MOKANE — Darren Humphrey reshuffled his priorities and something had to be sacrificed.

Humphrey recently turned in his resignation as girls head basketball coach at South Callaway. He logged a 117-38 overall record in his six seasons leading the Lady Bulldogs.

"I don't know that there is ever a good time to say it's over, but the time has come for me to do so," the 49-year-old Humphrey said. "It was a very difficult decision but one that I feel has been in the best interest of my family, my personal health, and my happiness."

Humphrey — a 1989 South Callaway graduate — is stepping away in the midst of steering the Lady Bulldogs along the most successful stretch in the history of their program.

South Callaway made its first appearance in the state playoffs in program history in 2018, falling to Licking in the Class 3 sectionals. The Lady Bulldogs followed by defeating Butler in sectional play in 2019, before losing to eventual state champion Strafford in the quarterfinals.

South Callaway then lost to Southern Boone in the Class 3 District 9 semifinals in February, ending the season with a 23-3 record. Southern Boone eventually fell in the sectionals to Strafford, which went on to secure its fifth straight Class 3 state title.

The Lady Bulldogs have compiled an impressive 71-11 record in the past three seasons, including perfect runs to three consecutive Show-Me Conference championships.

"As I look back over the years, many memories flood through," Humphrey said. "I remember in taking the job as head coach, that group of athletes had a goal of winning a trophy in a tournament and getting a first-round win in district, something that had eluded them for several years.

"Over the years, these goals grew and personnel changed, but the successes the program witnessed were immense. The girls built a tradition, gained a following, and brought forth pride to everyone involved."

South Callaway should be one of the top teams in Class 3 again next season. The Lady Bulldogs' skilled roster will be led by senior guard Paige Clubb, senior center DeLaney Horstman and junior guard Raegan Brown.

"The South Callaway girls will be a team to continue to watch as they have a tremendous amount of talent returning next year," Humphrey said. "Many of these athletes have witnessed and were part of the success that we welcomed in our program.

"They are dedicated to the sport, to each other, and will be successful for years to come."

Humphrey savors what his present and past players have achieved both on the court and beyond.

"As a coach, you want the best for these student-athletes when they are part of a program and, especially, when their high school journey is over," he said. "Some of your athletes will go on to play at the collegiate level, but you have to realize that many will not.

"We have former athletes that are, today, thriving in many fields — whether in the field of coaching, nursing, education, business or veterinary science. In playing a role in just a portion of their journeys, having them come back to help or just say hello, that is fulfilling in itself."

Humphrey's only stint as a head coach came at his alma mater. Prior to returning to South Callaway, he served as an assistant for four seasons under girls basketball head coach Brett Craighead at New Bloomfield.
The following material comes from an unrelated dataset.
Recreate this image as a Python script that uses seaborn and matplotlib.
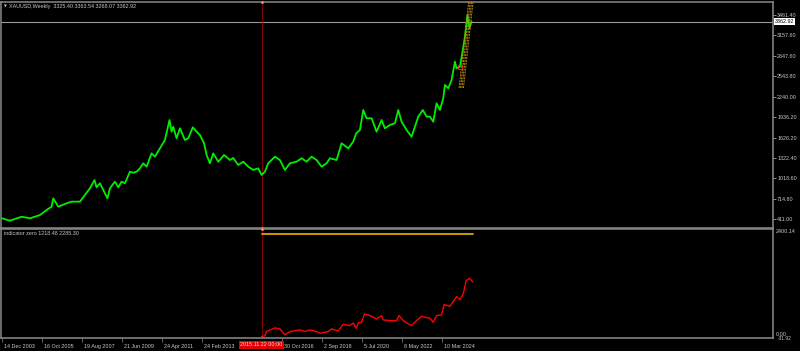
import numpy as np
import pandas as pd
import matplotlib
matplotlib.use("Agg")
import matplotlib.pyplot as plt
import matplotlib.dates as mdates
import matplotlib.transforms as mtransforms
import seaborn as sns

# ---------------- data ----------------
start_date = "2003-12-14"          # bar 0 of the weekly chart
symbol_title = "XAUUSD,Weekly"
ohlc_last = [3325.40, 3363.54, 3268.07, 3362.92]

price_week = [0, 19, 47, 67, 91, 107, 119, 123, 135, 155, 167, 187, 199, 211, 222, 227,
              235, 243, 253, 259, 271, 279, 287, 295, 307, 315, 323, 331, 339, 347, 359,
              367, 379, 391, 402, 407, 411, 419, 427, 439, 447, 458, 467, 475, 485, 491,
              499, 507, 519, 533, 547, 555, 567, 579, 591, 603, 615, 623, 631, 639, 655,
              667, 679, 691, 707, 719, 731, 743, 755, 767, 779, 787, 803, 815, 831, 843,
              850, 859, 867, 875, 887, 899, 911, 919, 931, 943, 951, 959, 971, 983, 991,
              999, 1010, 1019, 1027, 1035, 1043, 1051, 1059, 1063, 1071, 1079, 1087, 1091,
              1099, 1106, 1111, 1114, 1117, 1122, 1127]
price_close = [421, 386, 445, 421, 470, 545, 595, 720, 595, 645, 670, 670, 770, 870, 994, 885,
               945, 845, 720, 870, 969, 885, 969, 945, 1118, 1103, 1118, 1169, 1244, 1193, 1393,
               1343, 1468, 1592, 1891, 1716, 1791, 1618, 1767, 1592, 1618, 1782, 1716, 1667, 1543, 1368,
               1244, 1393, 1268, 1368, 1293, 1323, 1218, 1268, 1193, 1144, 1169, 1069, 1118, 1244, 1343,
               1293, 1144, 1244, 1268, 1319, 1268, 1343, 1293, 1193, 1244, 1319, 1293, 1543, 1468, 1567,
               1692, 1742, 2041, 1917, 1917, 1716, 1891, 1767, 1817, 1842, 2041, 1866, 1742, 1642, 1791,
               1941, 2041, 1941, 1941, 1866, 2141, 2041, 2216, 2415, 2365, 2490, 2763, 2664,
               2688, 2938, 3137, 3286, 3461, 3263, 3362.92]

ind_week = [623, 631, 635, 655, 667, 679, 691, 715, 727, 739, 755, 763, 783, 791, 807, 819,
            835, 843, 850, 855, 863, 870, 883, 899, 911, 915, 931, 947, 953, 963, 971, 983,
            995, 1007, 1027, 1035, 1043, 1055, 1061, 1075, 1091, 1099, 1107, 1114, 1122, 1130]
ind_value = [0, 20, 112, 194, 172, 38, 112, 149, 112, 149, 112, 74, 112, 172, 127, 274,
             245, 305, 185, 305, 319, 506, 468, 394, 468, 372, 357, 357, 468, 357, 305, 245,
             357, 453, 408, 319, 468, 483, 714, 676, 892, 825, 952, 1249, 1300, 1218.48]

zero_week = [623, 1130]
zero_value = [2285.30, 2285.30]

channel_start_week = [1097, 1100.5, 1104, 1107.5]
channel_end_week = [1120, 1123.5, 1127, 1130.5]
channel_price = [2370, 3660]

marker_week = [1098]
marker_price = [2691]

price_ticks = [3461.40, 3157.60, 2847.60, 2543.80, 2240.00, 1936.20, 1626.20,
               1322.40, 1018.60, 714.80, 411.00]
current_price = 3362.92
ind_max, ind_min = 2400.14, -31.92
ind_name = "indicator zero"

date_tick_labels = ["14 Dec 2003", "16 Oct 2005", "19 Aug 2007", "21 Jun 2009",
                    "24 Apr 2011", "24 Feb 2013", "30 Oct 2016", "2 Sep 2018",
                    "5 Jul 2020", "8 May 2022", "10 Mar 2024"]
cross_date = "2015-11-22"
cross_label = "2015.11.22 00:00"

# ---------------- styling ----------------
sns.set_theme(style="dark")
plt.rcParams["font.family"] = ["Liberation Sans", "DejaVu Sans"]
BG = "black"
FG = "#c8c8c8"
BORDER = "#8a8a8a"
FS = 3.9

W, H = 800, 351
fig = plt.figure(figsize=(W / 100, H / 100), dpi=100, facecolor=BG)

def fig_rect(x0, y0, x1, y1):
    return [x0 / W, 1 - y1 / H, (x1 - x0) / W, (y1 - y0) / H]

ax = fig.add_axes(fig_rect(1, 2, 773, 228))
axb = fig.add_axes(fig_rect(1, 229, 773, 338), sharex=ax)

t0 = pd.Timestamp(start_date)
def to_dates(weeks):
    return t0 + pd.to_timedelta(np.asarray(weeks, dtype=float) * 7, unit="D")

days_per_px = 16.8
xlim = (mdates.date2num(t0 - pd.Timedelta(days=1 * days_per_px)),
        mdates.date2num(t0 + pd.Timedelta(days=771 * days_per_px)))

for a in (ax, axb):
    a.set_facecolor(BG)
    a.grid(False)
    for s in a.spines.values():
        s.set_color(BORDER)
        s.set_linewidth(1.1)
        s.set_visible(True)

# ---------------- main price panel ----------------
df_price = pd.DataFrame({"date": to_dates(price_week), "close": price_close})
sns.lineplot(data=df_price, x="date", y="close", ax=ax, color="#00ee00",
             lw=1.3, estimator=None, sort=False)

for ws, we in zip(channel_start_week, channel_end_week):
    ax.plot(to_dates([ws, we]), channel_price, color="#b8860b", lw=0.7,
            ls=(0, (2, 1)), zorder=3)
ax.plot(to_dates(marker_week), marker_price, marker="s", ms=3.5, mfc="none",
        mec="#ff2020", mew=0.6, ls="none", zorder=4)

ax.axhline(current_price, color="#9a9a9a", lw=0.8, zorder=1)
cd = pd.Timestamp(cross_date)
ax.axvline(cd, color="#a00000", lw=0.6, zorder=1)
axb.axvline(cd, color="#a00000", lw=0.6, zorder=1)

ax.set_ylim(276.4, 3655.8)
ax.set_xlim(*xlim)
ax.yaxis.tick_right()
ax.set_yticks(price_ticks, labels=[f"{v:.2f}" for v in price_ticks])
ax.tick_params(axis="y", length=2, width=0.5, pad=1, labelsize=FS, colors=FG,
               labelcolor=FG, right=True, left=False)
ax.tick_params(axis="x", bottom=False, labelbottom=False)
ax.set_xlabel("")
ax.set_ylabel("")

blend = mtransforms.blended_transform_factory(ax.transAxes, ax.transData)
ax.text(1.0 + 1.5 / 772, current_price, f"{current_price:.2f}", transform=blend,
        ha="left", va="center", fontsize=FS, color="black",
        bbox=dict(facecolor="white", edgecolor="none", pad=0.6), zorder=6, clip_on=False)

# crosshair markers
for a, yy in ((ax, 1.0), (ax, 0.0), (axb, 1.0)):
    bl = mtransforms.blended_transform_factory(a.transData, a.transAxes)
    a.plot([cd], [yy], marker="s", ms=2.0, mfc="#ffd0d0", mec="#ff4040", mew=0.4,
           transform=bl, clip_on=False, zorder=7)

fig.text(3.5 / W, 1 - 6.5 / H, "\u25bc", fontsize=2.6, color=FG, va="center", ha="left",
         family=["DejaVu Sans"])
fig.text(9 / W, 1 - 6.5 / H,
         f"{symbol_title}  " + " ".join(f"{v:.2f}" for v in ohlc_last),
         fontsize=FS, color=FG, va="center", ha="left")

# ---------------- indicator panel ----------------
df_ind = pd.DataFrame({"date": to_dates(ind_week), "value": ind_value})
sns.lineplot(data=df_ind, x="date", y="value", ax=axb, color="#ff0000",
             lw=1.0, estimator=None, sort=False)
df_zero = pd.DataFrame({"date": to_dates(zero_week), "value": zero_value})
sns.lineplot(data=df_zero, x="date", y="value", ax=axb, color="#d9a800",
             lw=1.3, estimator=None, sort=False)
axb.axhline(0, color="#1c1cb0", lw=0.6, ls=(0, (1, 1.5)), zorder=1)

axb.set_ylim(ind_min, ind_max)
axb.set_xlim(*xlim)
axb.yaxis.tick_right()
axb.set_yticks([])
axb.set_xlabel("")
axb.set_ylabel("")
bl2 = mtransforms.blended_transform_factory(axb.transAxes, axb.transData)
axb.text(1.0 + 3 / 772, ind_max, f"{ind_max:.2f}", transform=bl2, ha="left", va="top",
         fontsize=FS, color=FG, clip_on=False)
axb.text(1.0 + 3 / 772, 0, "0.00", transform=bl2, ha="left", va="bottom",
         fontsize=FS, color=FG, clip_on=False)
axb.text(1.0 + 5 / 772, ind_min, f"{ind_min:.2f}", transform=bl2, ha="left", va="center",
         fontsize=FS * 0.9, color=FG, clip_on=False)
axb.text(3 / 772, 1 - 4.5 / 109, f"{ind_name} {ind_value[-1]:.2f} {zero_value[-1]:.2f}",
         transform=axb.transAxes, ha="left", va="center", fontsize=FS, color=FG)

tick_dates = pd.to_datetime(date_tick_labels, format="%d %b %Y")
axb.set_xticks(tick_dates, labels=date_tick_labels)
axb.tick_params(axis="x", length=3, width=0.5, color=BORDER, pad=1.5,
                labelsize=FS, labelcolor=FG, bottom=True)
for lbl in axb.get_xticklabels():
    lbl.set_horizontalalignment("left")
    lbl.set_transform(lbl.get_transform() + mtransforms.ScaledTranslation(1.5 / 100, 0, fig.dpi_scale_trans))

blx = mtransforms.blended_transform_factory(axb.transData, axb.transAxes)
axb.text(cd, -6.8 / 109, cross_label, transform=blx, ha="center", va="center",
         fontsize=FS, color="#ffd8d8",
         bbox=dict(facecolor="#e00000", edgecolor="none", pad=0.9), clip_on=False, zorder=10)

fig.savefig("out.png", dpi=100, facecolor=BG)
Craighead also announced his resignation in April after 13 seasons with the Lady Wildcats.

Humphrey will remain at South Callaway as a vocational agriculture teacher at the high school and FFA advisor.

"Without a doubt, there will be a void in my life for a while, but in serving as the South Callaway girls basketball coach for the past six years, I look at that time as a blessing," he said. "You always want to have felt that you have made a difference in the lives of your students and players.

"Being able to coach tremendous athletes with such talent and determination has been both a joy and privilege. The tremendous successes that these student-athletes have accomplished — both on the court and in the classroom — the leadership that they have shown, and the pride that they have brought to the community are a few of the numerous achievements that I have had the ability to celebrate with this group and throughout my years of service."